Asked about the influence that METALLICA‘s 1986 album “Master Of Puppets” had on the thrash metal genre, Satriani said:
“Sometimes you don’t know how great a record is, because at the time it gets released, I think the perception of it is somewhat marred by expectation and how it relates to the records that get released that very same year. But then after a time goes by, you begin to see what records were kind of just trendy and maybe not that good and what records just keep getting better. And that’s one of those records that just keeps getting better, and people start to realize it’s good all on its own, but it’s important in how it influenced a generation of thrashers. It was just so strong — the songs were strong, and it just sort of created a genre, or crystalized a genre, I’ve gotta say that.
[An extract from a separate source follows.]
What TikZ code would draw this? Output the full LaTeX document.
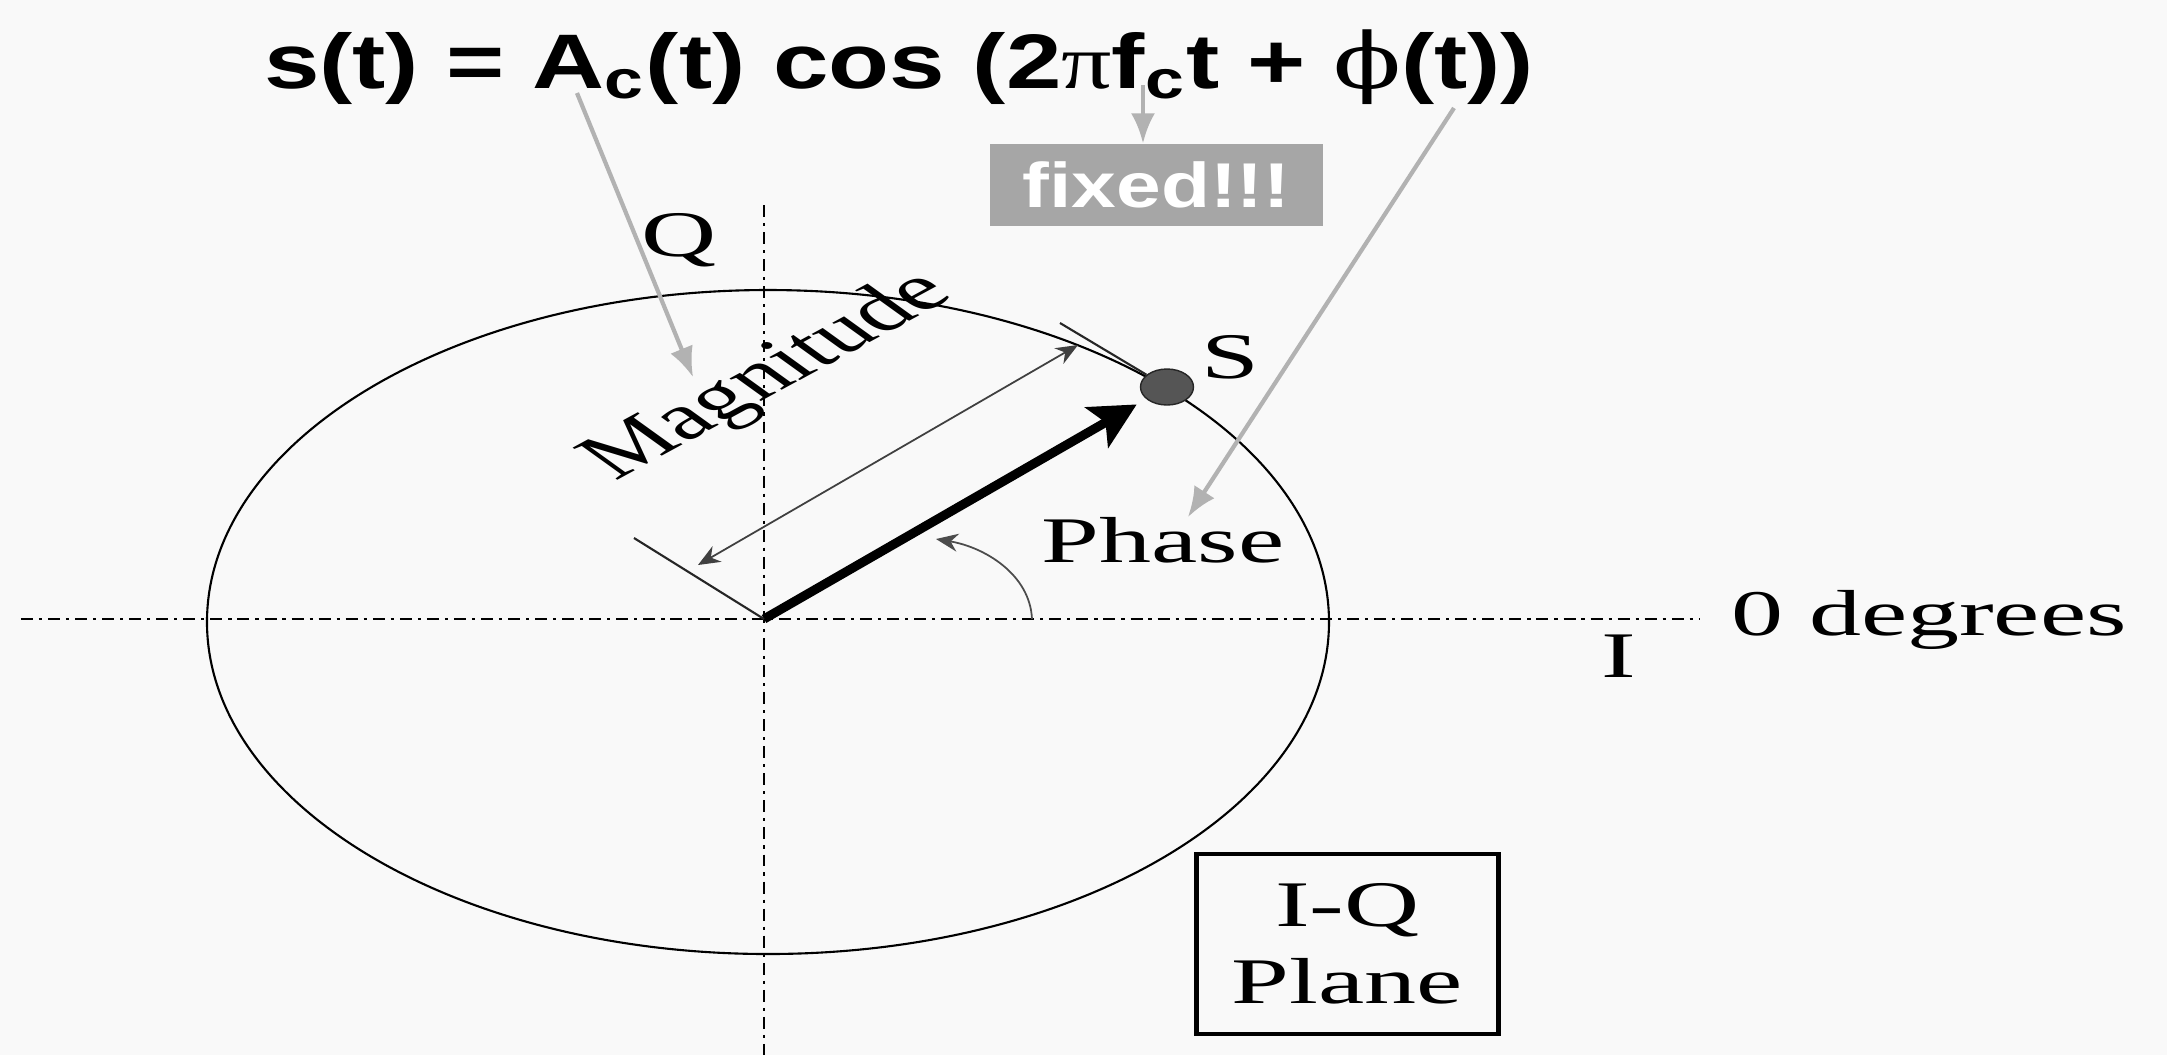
\documentclass[tikz,border=0pt]{standalone}
\usepackage{fontspec}
\setmainfont{Liberation Serif}
\newfontfamily\eqfont{Liberation Sans}
\newfontfamily\phifont{DejaVu Serif}
\usetikzlibrary{calc,arrows.meta,positioning,shapes}
\definecolor{pagegray}{RGB}{249, 249, 249}
\definecolor{pointergray}{RGB}{178, 178, 178}
\definecolor{boxgray}{RGB}{166, 166, 166}
\definecolor{dotgray}{RGB}{85, 85, 85}
\tikzset{
  axisline/.style={line width=0.8pt, dash pattern=on 3.4pt off 1.7pt on 0.9pt off 1.7pt},
  txt/.style={font=\fontsize{18.5}{22}\selectfont, xscale=1.6, inner sep=0pt},
  pointer/.style={draw=pointergray, line width=1.2pt, -{Latex[length=3mm, width=2.4mm]}},
  dimline/.style={draw=black!75, line width=0.5pt, {Stealth[length=2.2mm, width=1.8mm]}-{Stealth[length=2.2mm, width=1.8mm]}},
  extline/.style={draw=black!85, line width=0.6pt},
  eqbox/.style={font=\eqfont\bfseries\fontsize{22}{26}\selectfont, xscale=1.29, inner sep=0pt},
  fixedbox/.style={fill=boxgray, text=white, font=\eqfont\bfseries\fontsize{18}{22}\selectfont, xscale=1.27, minimum width=2.62cm, minimum height=0.82cm, inner sep=0pt},
  planebox/.style={draw, line width=1.4pt, align=center, font=\fontsize{18.5}{22}\selectfont, xscale=1.6, minimum width=1.89cm, minimum height=1.8cm, inner sep=0pt}
}

\begin{document}
\begin{tikzpicture}
  \fill [pagegray] (-7.64,-4.36) rectangle (14.03,6.19);
  \useasboundingbox (-7.64,-4.36) rectangle (14.03,6.19);

  % axes and circle of the plane
  \coordinate (o) at (0,0);
  \draw [axisline] (-7.43,0) -- (9.36,0);
  \draw [axisline] (0,4.14) -- (0,-4.36);
  \draw [line width=0.6pt] (0.04,-0.03) ellipse [x radius=5.61, y radius=3.32];

  \node [txt, anchor=base] (q) at (-0.85,3.63) {Q};
  \node [txt, anchor=base] (i) at (8.55,-0.58) {I};
  \node [txt, anchor=base] (deg) at (11.65,-0.16) {0 degrees};
  \node [txt, anchor=base] (phase) at (3.99,0.57) {Phase};
  \node [txt, anchor=base] (s) at (4.66,2.41) {S};

  % signal point and vector
  \node [draw=black!85, fill=dotgray, ellipse, minimum width=0.53cm, minimum height=0.36cm, inner sep=0pt] (dot) at (4.03,2.32) {};
  \coordinate (tip) at ($(o)!0.925!(dot)$);
  \draw [line width=2.6pt, -{Stealth[length=4.6mm, width=4.6mm, inset=1mm]}] (o) -- (tip);

  % magnitude dimension
  \coordinate (ext1) at (-1.30,0.81);
  \coordinate (ext2) at (2.96,2.96);
  \draw [extline] (o) -- (ext1);
  \draw [extline] (dot) -- (ext2);
  \coordinate (dimA) at (-0.66,0.54);
  \coordinate (dimB) at (3.14,2.74);
  \draw [dimline] (dimA) -- (dimB);
  \node [txt, rotate=41] (mag) at (0.05,2.42) {Magnitude};

  % phase angle
  \coordinate (arcA) at (2.68,0);
  \coordinate (arcB) at (1.72,0.80);
  \draw [draw=black!70, line width=0.5pt, -{Stealth[length=2.2mm, width=1.8mm]}] (arcA) .. controls (2.66,0.45) and (2.2,0.72) .. (arcB);

  % formula and pointers
  \node [eqbox, anchor=base] (eqn) at (1.35,5.31) {s(t) = A\textsubscript{c}(t) cos (2{\rmfamily\mdseries π}f\textsubscript{c}t + {\phifont\mdseries ϕ}(t))};
  \node [fixedbox] (fixed) at (3.925,4.34) {fixed!!!};
  \node [planebox] (plane) at (5.835,-3.25) {I-Q\\Plane};

  \coordinate (ampfoot) at (-1.87,5.26);
  \coordinate (magpt) at (-0.71,2.42);
  \coordinate (freqfoot) at (3.79,5.34);
  \coordinate (phifoot) at (6.90,5.11);
  \coordinate (phasept) at (4.24,1.02);
  \draw [pointer] (ampfoot) -- (magpt);
  \draw [pointer] (freqfoot) -- (freqfoot |- fixed.north);
  \draw [pointer] (phifoot) -- (phasept);
\end{tikzpicture}
\end{document}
‘Cause I think ‘Kill ‘Em All’ kind of created the genre, but that record perhaps was the first time that they crystallized it. METALLICA has done that a few times — [it’s] pretty amazing — but that perhaps was that first crystalization where it was just so definitive.”
Asked if he could foresee any of these guys becoming monster players in the industry like they have become, Joe replied:
“I did. It’s funny that you should ask me that, because I remember going back to rehearsals in the early ’80s and telling my other guys, I said, ‘There are these kids I’m teaching during the daytime, and they are gonna change the world.’ And I played them something, and they would all look at me, like, ‘No one is ever gonna listen to that. That will never be on the radio. They’ll never get past playing community centers and Sundays at the park.’ And I’m, like, ‘Are you guys crazy?’ ‘Cause when I would sit across from guys like Alex Skolnick or Kirk Hammett, I could tell that they were turning into geniuses, they were turning into super talents, and I didn’t see anything standing in their way. But I couldn’t convince my older friends that it was happening. I think perhaps they were resistant to it ’cause it wasn’t their style; maybe they were threatened or something. But because I was a teacher, I wasn’t threatened.
“As a matter of fact, I was the big cheerleader; I was the one who was saying, ‘C’mon, let’s do it.’ I knew they could do it. It never entered my mind that they would not be able to achieve what they wanted to do. They had the three important things: they had the physical talent, they had the intellect — they were smart — and they had the heart; their heart was in the right place. They really were great students; they practiced hard; they knew what they wanted; they wanted to change the world; and they just had that right amount of anger [laughs] at the older generation that’s so necessary when you’re that young. And they wanted to change the world, and they did. So, yeah — that’s great.”